### [Do this]
Copy the data below exactly, omitting any picture it contains.

### [Data section]
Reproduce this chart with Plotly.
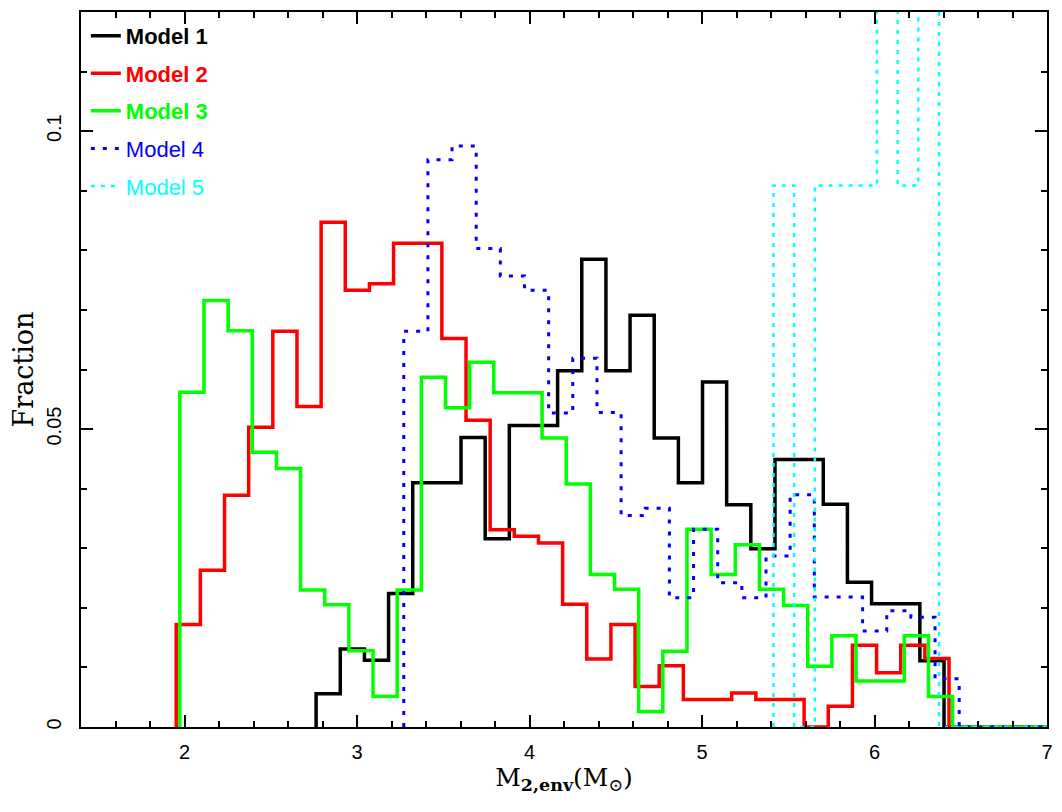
import numpy as np
import plotly.graph_objects as go

# histogram fractions per model
BIN_WIDTH = 0.14
X_MAX = 7.0

model_names = ["Model 1", "Model 2", "Model 3", "Model 4", "Model 5"]
model_colors = ["#000000", "#ff0000", "#00ff00", "#0000ff", "#00ffff"]

black_start = 2.763
black_values = [0.0056, 0.0131, 0.0112, 0.0224, 0.0410, 0.0410, 0.0486, 0.0316, 0.0506,
                0.0506, 0.0598, 0.0785, 0.0598, 0.0691, 0.0485, 0.0410, 0.0579, 0.0373,
                0.0299, 0.0449, 0.0449, 0.0374, 0.0243, 0.0207, 0.0207, 0.0111]

red_start = 1.952
red_values = [0.0172, 0.0263, 0.0389, 0.0503, 0.0664, 0.0538, 0.0847, 0.0733, 0.0744,
              0.0812, 0.0812, 0.0652, 0.0515, 0.0331, 0.0320, 0.0309, 0.0206, 0.0114,
              0.0172, 0.0068, 0.0103, 0.0046, 0.0046, 0.0057, 0.0046, 0.0046, 0.0,
              0.0035, 0.0137, 0.0091, 0.0137, 0.0115]

green_start = 1.973
green_values = [0.0562, 0.0716, 0.0665, 0.0461, 0.0434, 0.0230, 0.0205, 0.0128, 0.0051,
                0.0230, 0.0587, 0.0536, 0.0612, 0.0561, 0.0561, 0.0485, 0.0408, 0.0256,
                0.0231, 0.0026, 0.0127, 0.0332, 0.0256, 0.0306, 0.0231, 0.0204, 0.0102,
                0.0153, 0.0077, 0.0077, 0.0153, 0.0051]

blue_start = 3.271
blue_values = [0.0664, 0.0952, 0.0975, 0.0803, 0.0757, 0.0733, 0.0527, 0.0619, 0.0528,
               0.0355, 0.0367, 0.0217, 0.0332, 0.0242, 0.0217, 0.0287, 0.0390, 0.0218,
               0.0218, 0.0161, 0.0195, 0.0184, 0.0081]

# model 5 has few systems and a narrower binning; two bins run off the top
cyan_start = 5.414
cyan_width = 0.12
cyan_values = [0.0909, 0.0, 0.0909, 0.0909, 0.0909, 0.2727, 0.0909, 0.2727]

x_tick_vals = [2, 3, 4, 5, 6, 7]
y_tick_vals = [0, 0.05, 0.1]


def step_xy(start, width, values):
    edges = start + width * np.arange(len(values) + 1)
    xs = [edges[0]] + list(edges[:-1]) + [edges[-1], X_MAX]
    ys = [0.0] + list(values) + [0.0, 0.0]
    return xs, ys


series = [
    (black_start, BIN_WIDTH, black_values, "solid", 3.5, True),
    (red_start, BIN_WIDTH, red_values, "solid", 3.5, True),
    (green_start, BIN_WIDTH, green_values, "solid", 3.5, True),
    (blue_start, BIN_WIDTH, blue_values, "4px,8px", 3, False),
    (cyan_start, cyan_width, cyan_values, "4px,6px", 2.5, False),
]

fig = go.Figure()
for i, (start, width, values, dash, lw, bold) in enumerate(series):
    xs, ys = step_xy(start, width, values)
    label = f"<span style='color:{model_colors[i]}'>{model_names[i]}</span>"
    if bold:
        label = f"<b>{label}</b>"
    fig.add_trace(
        go.Scatter(
            x=xs,
            y=ys,
            mode="lines",
            line={"color": model_colors[i], "width": lw, "dash": dash, "shape": "hv"},
            name=label,
            legendgroup=f"m{i}",
            hoverinfo="skip",
        )
    )

axis_common = dict(
    showgrid=False,
    zeroline=False,
    showline=True,
    linecolor="black",
    linewidth=2,
    mirror="allticks",
    ticks="inside",
    tickwidth=1.5,
    tickcolor="black",
    ticklen=12,
    tickfont={"family": "Liberation Sans", "size": 20, "color": "black"},
)

fig.update_xaxes(
    **axis_common,
    range=[1.4, X_MAX],
    tickvals=x_tick_vals,
    minor={"dtick": 0.2, "tick0": 0, "ticks": "inside", "ticklen": 6, "tickwidth": 1.5,
           "tickcolor": "black"},
    ticklabelstandoff=6,
    title={
        "text": "M<sub><b>2,env</b></sub>(M<sub>⊙</sub>)",
        "font": {"family": "DejaVu Serif", "size": 25, "color": "black"},
        "standoff": 6,
    },
)
fig.update_yaxes(
    **axis_common,
    range=[0, 0.12],
    tickvals=y_tick_vals,
    ticktext=["0", "0.05", "0.1"],
    tickangle=-90,
    minor={"dtick": 0.01, "tick0": 0, "ticks": "inside", "ticklen": 6, "tickwidth": 1.5,
           "tickcolor": "black"},
    ticklabelstandoff=10,
    title={
        "text": "Fraction",
        "font": {"family": "DejaVu Serif", "size": 27, "color": "black"},
        "standoff": 4,
    },
)

# the page adds an 8px body margin, so the figure is a bit smaller than the window
fig.update_layout(
    width=1054,
    height=804,
    margin={"l": 73, "r": 15, "t": 2, "b": 85},
    plot_bgcolor="white",
    paper_bgcolor="white",
    showlegend=True,
    legend={
        "x": 0.005,
        "y": 0.996,
        "xanchor": "left",
        "yanchor": "top",
        "bgcolor": "rgba(0,0,0,0)",
        "font": {"family": "Liberation Sans", "size": 22},
        "itemwidth": 30,
        "tracegroupgap": 6,
    },
)

fig.write_html("out.html")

### [Completed exercise]
Reproduce this chart with Plotly.
import numpy as np
import plotly.graph_objects as go

# histogram fractions per model
BIN_WIDTH = 0.14
X_MAX = 7.0

model_names = ["Model 1", "Model 2", "Model 3", "Model 4", "Model 5"]
model_colors = ["#000000", "#ff0000", "#00ff00", "#0000ff", "#00ffff"]

black_start = 2.763
black_values = [0.0056, 0.0131, 0.0112, 0.0224, 0.0410, 0.0410, 0.0486, 0.0316, 0.0506,
                0.0506, 0.0598, 0.0785, 0.0598, 0.0691, 0.0485, 0.0410, 0.0579, 0.0373,
                0.0299, 0.0449, 0.0449, 0.0374, 0.0243, 0.0207, 0.0207, 0.0111]

red_start = 1.952
red_values = [0.0172, 0.0263, 0.0389, 0.0503, 0.0664, 0.0538, 0.0847, 0.0733, 0.0744,
              0.0812, 0.0812, 0.0652, 0.0515, 0.0331, 0.0320, 0.0309, 0.0206, 0.0114,
              0.0172, 0.0068, 0.0103, 0.0046, 0.0046, 0.0057, 0.0046, 0.0046, 0.0,
              0.0035, 0.0137, 0.0091, 0.0137, 0.0115]

green_start = 1.973
green_values = [0.0562, 0.0716, 0.0665, 0.0461, 0.0434, 0.0230, 0.0205, 0.0128, 0.0051,
                0.0230, 0.0587, 0.0536, 0.0612, 0.0561, 0.0561, 0.0485, 0.0408, 0.0256,
                0.0231, 0.0026, 0.0127, 0.0332, 0.0256, 0.0306, 0.0231, 0.0204, 0.0102,
                0.0153, 0.0077, 0.0077, 0.0153, 0.0051]

blue_start = 3.271
blue_values = [0.0664, 0.0952, 0.0975, 0.0803, 0.0757, 0.0733, 0.0527, 0.0619, 0.0528,
               0.0355, 0.0367, 0.0217, 0.0332, 0.0242, 0.0217, 0.0287, 0.0390, 0.0218,
               0.0218, 0.0161, 0.0195, 0.0184, 0.0081]

# model 5 has few systems and a narrower binning; two bins run off the top
cyan_start = 5.414
cyan_width = 0.12
cyan_values = [0.0909, 0.0, 0.0909, 0.0909, 0.0909, 0.2727, 0.0909, 0.2727]

x_tick_vals = [2, 3, 4, 5, 6, 7]
y_tick_vals = [0, 0.05, 0.1]


def step_xy(start, width, values):
    edges = start + width * np.arange(len(values) + 1)
    xs = [edges[0]] + list(edges[:-1]) + [edges[-1], X_MAX]
    ys = [0.0] + list(values) + [0.0, 0.0]
    return xs, ys


series = [
    (black_start, BIN_WIDTH, black_values, "solid", 3.5, True),
    (red_start, BIN_WIDTH, red_values, "solid", 3.5, True),
    (green_start, BIN_WIDTH, green_values, "solid", 3.5, True),
    (blue_start, BIN_WIDTH, blue_values, "4px,8px", 3, False),
    (cyan_start, cyan_width, cyan_values, "4px,6px", 2.5, False),
]

fig = go.Figure()
for i, (start, width, values, dash, lw, bold) in enumerate(series):
    xs, ys = step_xy(start, width, values)
    label = f"<span style='color:{model_colors[i]}'>{model_names[i]}</span>"
    if bold:
        label = f"<b>{label}</b>"
    fig.add_trace(
        go.Scatter(
            x=xs,
            y=ys,
            mode="lines",
            line={"color": model_colors[i], "width": lw, "dash": dash, "shape": "hv"},
            name=label,
            legendgroup=f"m{i}",
            hoverinfo="skip",
        )
    )

axis_common = dict(
    showgrid=False,
    zeroline=False,
    showline=True,
    linecolor="black",
    linewidth=2,
    mirror="allticks",
    ticks="inside",
    tickwidth=1.5,
    tickcolor="black",
    ticklen=12,
    tickfont={"family": "Liberation Sans", "size": 20, "color": "black"},
)

fig.update_xaxes(
    **axis_common,
    range=[1.4, X_MAX],
    tickvals=x_tick_vals,
    minor={"dtick": 0.2, "tick0": 0, "ticks": "inside", "ticklen": 6, "tickwidth": 1.5,
           "tickcolor": "black"},
    ticklabelstandoff=6,
    title={
        "text": "M<sub><b>2,env</b></sub>(M<sub>⊙</sub>)",
        "font": {"family": "DejaVu Serif", "size": 25, "color": "black"},
        "standoff": 6,
    },
)
fig.update_yaxes(
    **axis_common,
    range=[0, 0.12],
    tickvals=y_tick_vals,
    ticktext=["0", "0.05", "0.1"],
    tickangle=-90,
    minor={"dtick": 0.01, "tick0": 0, "ticks": "inside", "ticklen": 6, "tickwidth": 1.5,
           "tickcolor": "black"},
    ticklabelstandoff=10,
    title={
        "text": "Fraction",
        "font": {"family": "DejaVu Serif", "size": 27, "color": "black"},
        "standoff": 4,
    },
)

# the page adds an 8px body margin, so the figure is a bit smaller than the window
fig.update_layout(
    width=1054,
    height=804,
    margin={"l": 73, "r": 15, "t": 2, "b": 85},
    plot_bgcolor="white",
    paper_bgcolor="white",
    showlegend=True,
    legend={
        "x": 0.005,
        "y": 0.996,
        "xanchor": "left",
        "yanchor": "top",
        "bgcolor": "rgba(0,0,0,0)",
        "font": {"family": "Liberation Sans", "size": 22},
        "itemwidth": 30,
        "tracegroupgap": 6,
    },
)

fig.write_html("out.html")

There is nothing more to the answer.